INSTRUCTION: Repeat the records below exactly, from the first line through the line containing "(lb) at (26,394)", and leave out any pictures.

• • • • •

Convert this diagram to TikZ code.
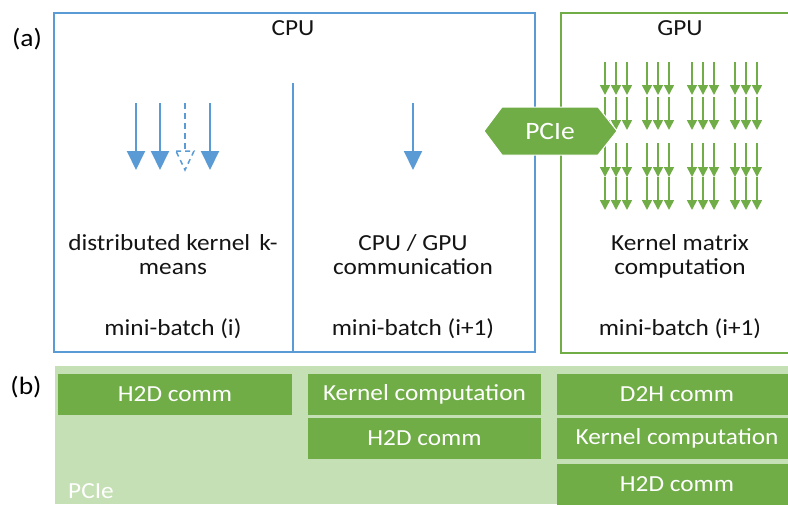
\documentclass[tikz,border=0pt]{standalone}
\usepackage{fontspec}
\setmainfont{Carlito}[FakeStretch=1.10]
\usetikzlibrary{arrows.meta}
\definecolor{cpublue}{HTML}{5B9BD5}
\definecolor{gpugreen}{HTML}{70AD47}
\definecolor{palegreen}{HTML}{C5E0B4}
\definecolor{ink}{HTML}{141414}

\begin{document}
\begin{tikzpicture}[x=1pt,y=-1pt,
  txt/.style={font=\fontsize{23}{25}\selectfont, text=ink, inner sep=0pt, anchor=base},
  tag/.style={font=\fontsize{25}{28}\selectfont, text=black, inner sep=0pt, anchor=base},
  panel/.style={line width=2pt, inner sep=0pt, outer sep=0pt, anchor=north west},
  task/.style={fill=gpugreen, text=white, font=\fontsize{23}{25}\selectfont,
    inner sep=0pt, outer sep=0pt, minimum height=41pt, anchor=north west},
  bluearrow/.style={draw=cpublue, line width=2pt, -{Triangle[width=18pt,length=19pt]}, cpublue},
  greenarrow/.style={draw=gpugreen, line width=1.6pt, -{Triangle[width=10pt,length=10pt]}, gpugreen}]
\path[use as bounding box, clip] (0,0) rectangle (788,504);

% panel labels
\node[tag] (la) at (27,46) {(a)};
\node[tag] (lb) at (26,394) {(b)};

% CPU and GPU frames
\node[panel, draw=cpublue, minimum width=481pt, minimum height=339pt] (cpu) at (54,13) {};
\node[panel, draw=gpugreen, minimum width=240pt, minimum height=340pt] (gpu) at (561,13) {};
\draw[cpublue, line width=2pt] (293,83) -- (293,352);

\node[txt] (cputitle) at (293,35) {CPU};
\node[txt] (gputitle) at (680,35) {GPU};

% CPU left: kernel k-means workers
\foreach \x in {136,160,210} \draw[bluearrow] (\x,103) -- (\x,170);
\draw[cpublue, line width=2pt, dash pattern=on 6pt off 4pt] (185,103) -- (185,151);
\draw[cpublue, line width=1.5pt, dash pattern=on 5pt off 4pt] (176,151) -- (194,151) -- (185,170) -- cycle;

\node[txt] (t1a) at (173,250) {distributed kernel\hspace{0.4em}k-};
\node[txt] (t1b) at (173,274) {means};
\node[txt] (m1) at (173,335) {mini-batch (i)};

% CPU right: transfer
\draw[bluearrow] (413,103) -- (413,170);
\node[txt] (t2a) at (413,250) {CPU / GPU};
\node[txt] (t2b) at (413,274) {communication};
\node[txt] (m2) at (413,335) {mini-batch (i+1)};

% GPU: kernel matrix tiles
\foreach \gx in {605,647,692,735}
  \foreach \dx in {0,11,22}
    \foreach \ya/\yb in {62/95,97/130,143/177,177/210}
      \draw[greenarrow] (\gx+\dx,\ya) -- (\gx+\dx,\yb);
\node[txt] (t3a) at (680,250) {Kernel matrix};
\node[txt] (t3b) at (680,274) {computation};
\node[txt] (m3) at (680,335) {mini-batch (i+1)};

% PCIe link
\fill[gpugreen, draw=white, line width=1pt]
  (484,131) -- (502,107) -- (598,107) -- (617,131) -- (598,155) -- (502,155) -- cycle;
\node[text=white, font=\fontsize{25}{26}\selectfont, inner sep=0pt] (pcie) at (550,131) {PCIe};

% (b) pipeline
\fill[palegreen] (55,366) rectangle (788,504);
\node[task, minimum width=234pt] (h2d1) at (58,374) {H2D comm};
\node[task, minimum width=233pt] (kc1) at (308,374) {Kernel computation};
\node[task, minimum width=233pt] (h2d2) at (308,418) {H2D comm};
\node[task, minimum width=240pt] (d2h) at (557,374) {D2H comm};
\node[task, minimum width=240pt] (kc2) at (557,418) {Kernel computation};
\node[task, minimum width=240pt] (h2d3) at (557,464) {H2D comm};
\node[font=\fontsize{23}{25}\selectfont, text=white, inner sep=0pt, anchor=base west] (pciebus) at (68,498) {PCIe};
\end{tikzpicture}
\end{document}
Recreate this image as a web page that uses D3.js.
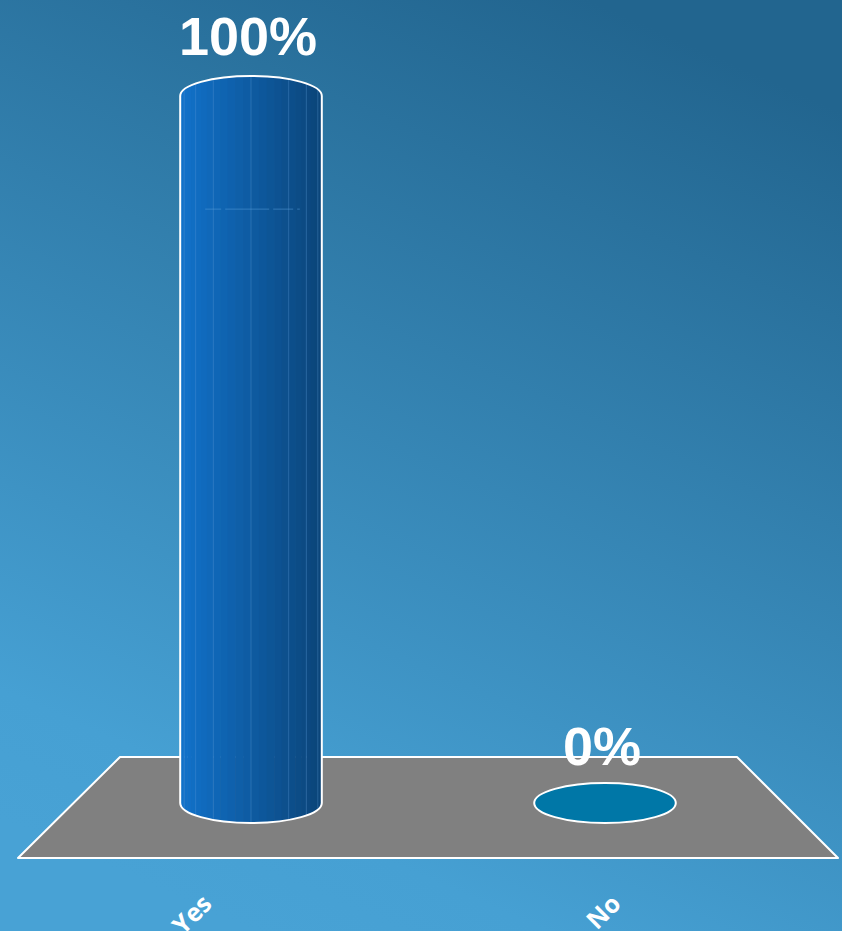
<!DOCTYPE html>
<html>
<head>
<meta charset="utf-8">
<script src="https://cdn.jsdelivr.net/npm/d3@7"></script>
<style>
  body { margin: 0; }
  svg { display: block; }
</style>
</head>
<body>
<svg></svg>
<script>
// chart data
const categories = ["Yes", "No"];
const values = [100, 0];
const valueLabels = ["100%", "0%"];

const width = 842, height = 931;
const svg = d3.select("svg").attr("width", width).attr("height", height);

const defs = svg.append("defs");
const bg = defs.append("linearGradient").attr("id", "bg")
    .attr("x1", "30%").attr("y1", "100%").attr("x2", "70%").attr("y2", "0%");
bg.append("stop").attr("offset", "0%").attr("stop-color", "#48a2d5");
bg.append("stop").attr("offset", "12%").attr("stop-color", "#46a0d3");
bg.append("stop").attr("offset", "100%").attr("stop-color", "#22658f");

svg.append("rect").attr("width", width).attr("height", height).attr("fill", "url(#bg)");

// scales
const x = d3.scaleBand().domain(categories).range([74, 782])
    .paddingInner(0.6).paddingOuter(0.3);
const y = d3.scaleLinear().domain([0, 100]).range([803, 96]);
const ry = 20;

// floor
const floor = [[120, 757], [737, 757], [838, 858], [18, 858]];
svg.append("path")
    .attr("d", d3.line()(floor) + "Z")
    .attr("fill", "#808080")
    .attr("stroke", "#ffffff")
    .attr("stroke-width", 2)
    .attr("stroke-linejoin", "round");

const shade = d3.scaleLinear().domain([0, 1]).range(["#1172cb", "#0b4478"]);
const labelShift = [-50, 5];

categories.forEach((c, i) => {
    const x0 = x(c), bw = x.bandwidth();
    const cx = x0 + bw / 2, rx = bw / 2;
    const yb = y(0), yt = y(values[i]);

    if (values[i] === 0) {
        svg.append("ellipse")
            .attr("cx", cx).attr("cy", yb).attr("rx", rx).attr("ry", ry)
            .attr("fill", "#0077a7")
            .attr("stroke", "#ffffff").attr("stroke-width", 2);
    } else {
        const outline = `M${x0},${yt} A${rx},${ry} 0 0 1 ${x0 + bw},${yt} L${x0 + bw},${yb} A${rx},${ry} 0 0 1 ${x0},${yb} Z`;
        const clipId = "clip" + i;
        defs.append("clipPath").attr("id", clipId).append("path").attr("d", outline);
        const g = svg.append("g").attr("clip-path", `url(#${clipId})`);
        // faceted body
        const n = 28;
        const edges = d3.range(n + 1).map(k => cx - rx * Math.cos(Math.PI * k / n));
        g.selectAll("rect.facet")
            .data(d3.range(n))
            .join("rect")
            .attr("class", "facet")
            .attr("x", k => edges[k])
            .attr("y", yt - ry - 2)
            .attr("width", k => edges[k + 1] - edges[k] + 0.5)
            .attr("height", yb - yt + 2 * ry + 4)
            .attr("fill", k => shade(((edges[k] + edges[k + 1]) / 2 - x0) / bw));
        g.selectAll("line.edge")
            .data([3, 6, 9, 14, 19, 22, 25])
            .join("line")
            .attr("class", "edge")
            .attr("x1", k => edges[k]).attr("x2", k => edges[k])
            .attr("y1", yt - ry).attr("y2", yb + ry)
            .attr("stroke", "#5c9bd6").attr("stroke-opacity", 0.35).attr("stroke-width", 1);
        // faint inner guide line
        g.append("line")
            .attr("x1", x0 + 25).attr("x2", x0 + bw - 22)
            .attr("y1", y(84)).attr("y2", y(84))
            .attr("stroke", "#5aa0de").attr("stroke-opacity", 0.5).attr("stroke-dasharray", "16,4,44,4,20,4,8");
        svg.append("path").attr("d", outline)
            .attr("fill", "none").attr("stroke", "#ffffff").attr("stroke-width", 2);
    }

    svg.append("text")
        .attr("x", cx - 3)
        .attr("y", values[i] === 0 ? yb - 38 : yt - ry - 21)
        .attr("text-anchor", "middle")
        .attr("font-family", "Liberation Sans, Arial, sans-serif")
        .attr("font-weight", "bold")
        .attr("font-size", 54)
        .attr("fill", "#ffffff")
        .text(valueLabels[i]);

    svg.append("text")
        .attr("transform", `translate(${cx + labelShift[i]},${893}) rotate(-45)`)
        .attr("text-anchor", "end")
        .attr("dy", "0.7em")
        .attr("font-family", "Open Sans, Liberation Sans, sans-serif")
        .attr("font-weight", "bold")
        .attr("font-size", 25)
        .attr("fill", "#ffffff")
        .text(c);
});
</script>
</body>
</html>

• • • • •

RESULT:
Convert this diagram to TikZ code.
\documentclass[tikz,border=0pt]{standalone}
\usepackage{fontspec}
\setmainfont{Carlito}[FakeStretch=1.10]
\usetikzlibrary{arrows.meta}
\definecolor{cpublue}{HTML}{5B9BD5}
\definecolor{gpugreen}{HTML}{70AD47}
\definecolor{palegreen}{HTML}{C5E0B4}
\definecolor{ink}{HTML}{141414}

\begin{document}
\begin{tikzpicture}[x=1pt,y=-1pt,
  txt/.style={font=\fontsize{23}{25}\selectfont, text=ink, inner sep=0pt, anchor=base},
  tag/.style={font=\fontsize{25}{28}\selectfont, text=black, inner sep=0pt, anchor=base},
  panel/.style={line width=2pt, inner sep=0pt, outer sep=0pt, anchor=north west},
  task/.style={fill=gpugreen, text=white, font=\fontsize{23}{25}\selectfont,
    inner sep=0pt, outer sep=0pt, minimum height=41pt, anchor=north west},
  bluearrow/.style={draw=cpublue, line width=2pt, -{Triangle[width=18pt,length=19pt]}, cpublue},
  greenarrow/.style={draw=gpugreen, line width=1.6pt, -{Triangle[width=10pt,length=10pt]}, gpugreen}]
\path[use as bounding box, clip] (0,0) rectangle (788,504);

% panel labels
\node[tag] (la) at (27,46) {(a)};
\node[tag] (lb) at (26,394) {(b)};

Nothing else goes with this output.